La cuaresma tiene una parte irrenunciable de dejar atrás cosas que nos impiden crecer y dar vida. A veces ese dejar cosas duele… pero hay que asumir que el dolor es parte de la vida. No se trata de buscar el dolor, es más bien aceptar que a veces las cosas cuestan. Hay que asumir que no podemos echarnos atrás por miedo ni por cobardía. Una vida que merezca la pena vivirse tiene que estar enfocada hacia dar vida, hacia el amor, hacia los otros. A veces cuesta, a veces duele… pero siempre acaba siendo maravilloso. Que nuestra Cuaresma sea también aprender a darnos, a dejarnos quitar cosas, aún de las que duelen, para que los demás tengan vida. Hoy, sobre esto, un cuento…

La leyenda del Bambú

Sobre un cuento de B.E. Newcombe

En un gran reino, maravilloso y lejano, había un hermosísimo jardín. En el jardín había un bambú, alto y hermoso, el más bello de todos los árboles. El Señor le quería más que a todas las demás plantas. Año tras año, este bambú crecía y se hacía aún más bello. El bambú sabía muy bien que el Señor le amaba, y éso le hacía muy feliz.

Un día el Señor, pensativo, se acercó a su árbol querido y el árbol con gran veneración se inclinó. El Señor le dijo: “Querido bambú, te necesito”.

Al bambú le pareció que había llegado su día, el día para el que había nacido. “Señor, aquí me tienes. Haz de mí el uso que quieras”. Dijo el bambú satisfecho, pero humilde.
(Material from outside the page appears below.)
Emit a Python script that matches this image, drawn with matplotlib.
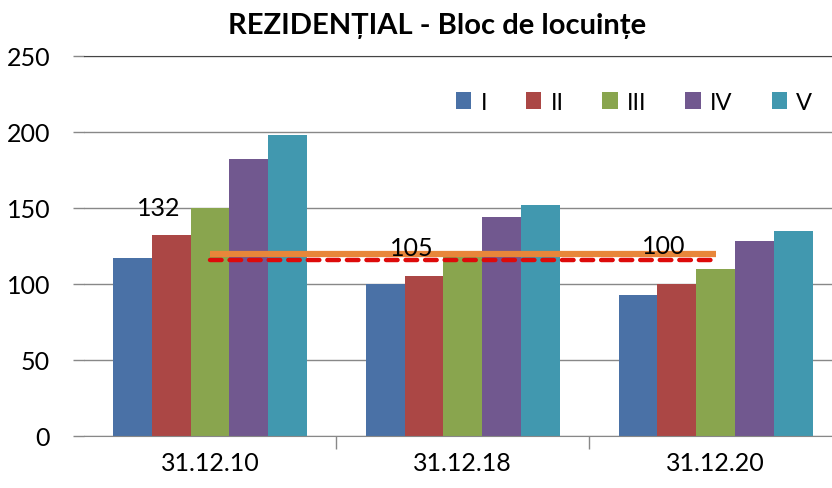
import matplotlib
matplotlib.use("Agg")
import matplotlib.pyplot as plt
import numpy as np

categories = ["31.12.10", "31.12.18", "31.12.20"]
series_names = ["I", "II", "III", "IV", "V"]
values_I = [117, 100, 93]
values_II = [132, 105, 100]
values_III = [150, 122, 110]
values_IV = [182, 144, 128]
values_V = [198, 152, 135]
line_orange = [120, 120, 120]
line_red = [116, 116, 116]
label_texts = ["132", "105", "100"]
label_y = [150, 124, 125.5]
yticks = [0, 50, 100, 150, 200, 250]
title = "REZIDENȚIAL - Bloc de locuințe"

colors = ["#4a71a6", "#ab4745", "#89a54e", "#71588f", "#4198af"]

plt.rcParams['font.family'] = ['Lato', 'DejaVu Sans']

fig = plt.figure(figsize=(8.32, 4.89), dpi=100)
ax = fig.add_axes([83.5 / 832, (489 - 437) / 489, (842 - 83.5) / 832, (437 - 57) / 489])

x = np.arange(len(categories))
bw = 0.1534
all_vals = [values_I, values_II, values_III, values_IV, values_V]
for i, (vals, c, name) in enumerate(zip(all_vals, colors, series_names)):
    ax.bar(x + (i - 2) * bw, vals, width=bw, color=c, label=name, zorder=2)

ax.plot(x, line_orange, color="#e8863a", lw=4.5, zorder=3, solid_capstyle="butt")
ax.plot(x, line_red, color="#dd0a0a", lw=3.2, zorder=4, dashes=(2.6, 1.8), dash_capstyle="round")

for xi, t, yv in zip(x, label_texts, label_y):
    ax.text(xi - bw * 1.0 - 0.05, yv, t, ha="center", va="center", fontsize=18, color="black", zorder=5)

ax.set_xlim(-0.5, 2.5)
ax.set_ylim(0, 250)
ax.set_yticks(yticks)
ax.set_xticks(x)
ax.set_xticklabels(categories)
ax.set_xticks([0.5, 1.5], minor=True)
ax.tick_params(axis="x", which="major", length=0, pad=11, labelsize=18)
ax.tick_params(axis="x", which="minor", length=9, color="#888888", width=1)
ax.tick_params(axis="y", length=8, color="#888888", width=1, pad=16, labelsize=18)

ax.grid(axis="y", color="#888888", lw=1, zorder=0)
ax.set_axisbelow(True)
for s in ["left", "right"]:
    ax.spines[s].set_visible(False)
ax.spines["top"].set_color("#444444")
ax.spines["bottom"].set_color("#888888")

fig.text(437 / 832, 1 - 26 / 489, title, ha="center", va="center", fontsize=21, fontweight="bold")

leg = ax.legend(loc="center", bbox_to_anchor=(634 / 832, 1 - 103 / 489), bbox_transform=fig.transFigure,
                ncol=5, frameon=False, fontsize=17, handlelength=0.64, handleheight=0.72,
                handletextpad=0.4, columnspacing=1.65)

fig.savefig("out.png", dpi=100)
“Bambú”, la voz del Señor era seria, “para usarte, tengo que cortarte”. El bambú se asustó mucho: “¿Cortarme, Señor?, ¿cortarme a mí que me has hecho para crecer como el árbol más bello del jardín? ¡No, por favor, no! Utilízame para tu gloria, Señor, pero por favor no me cortes!”.

“Mi querido bambú”, dijo el Señor, aún más serio, “si no puedo cortarte, no puedo usarte”. En el jardín se hizo entonces un gran silencio. El viento no soplaba, los pájaros dejaron de cantar. Lenta, muy lentamente, el bambú se inclinó aún más y susurró: “Señor, si no puedes utilizarme sin cortarme, haz de mí lo que quieras y córtame”.

“Mi querido bambú”, añadió el Señor, “no sólo tengo que cortarte. También tengo que cortar tus hojas y ramas”. “Oh Señor!”, dijo el bambú, “¡no me hagas eso!”. El sol se escondió y los pájaros ansiosos huyeron. “Si no puedo cortarlas no podré hacer uso de ti”. El bambú tembló y apenas se le oyó decir: “Señor, córtalas”.

“Mi querido bambú, tengo que hacer aún más. Tengo que partirte en dos y arrancarte el corazón. Si no puedo hacerte eso, no podré hacer uso de ti”. El bambú ya no pudo hablar. Se dobló hasta el suelo, y asintió.

El Señor del jardín cortó el bambú, quitó ramas y hojas, lo partió en dos y le arrancó el corazón. Luego llevó el bambú a la fuente de agua fresca, cerca de sus campos secos. Allí, con mucha delicadeza, el Señor colocó a su querido bambú en el suelo; un extremo del tronco lo juntó a la fuente, el otro lo puso en dirección al campo sediento.

La fuente manaba agua, el agua pasaba por el bambú y así se derramaba por el campo, que tanto había esperado. Plantaron arroz, creció la semilla y vino el tiempo de la cosecha. De esta manera el bambú, en toda su pobreza y humildad, llegó a ser una verdadera bendición.

Cuando todavía era grande y maravilloso, vivía y crecía sólo para sí y amaba su propia belleza. Por el contrario, en su condición de pobre y deshecho, se había vuelto canal que el Señor utilizaba para volver fecundo su reino, el Reino de Dios.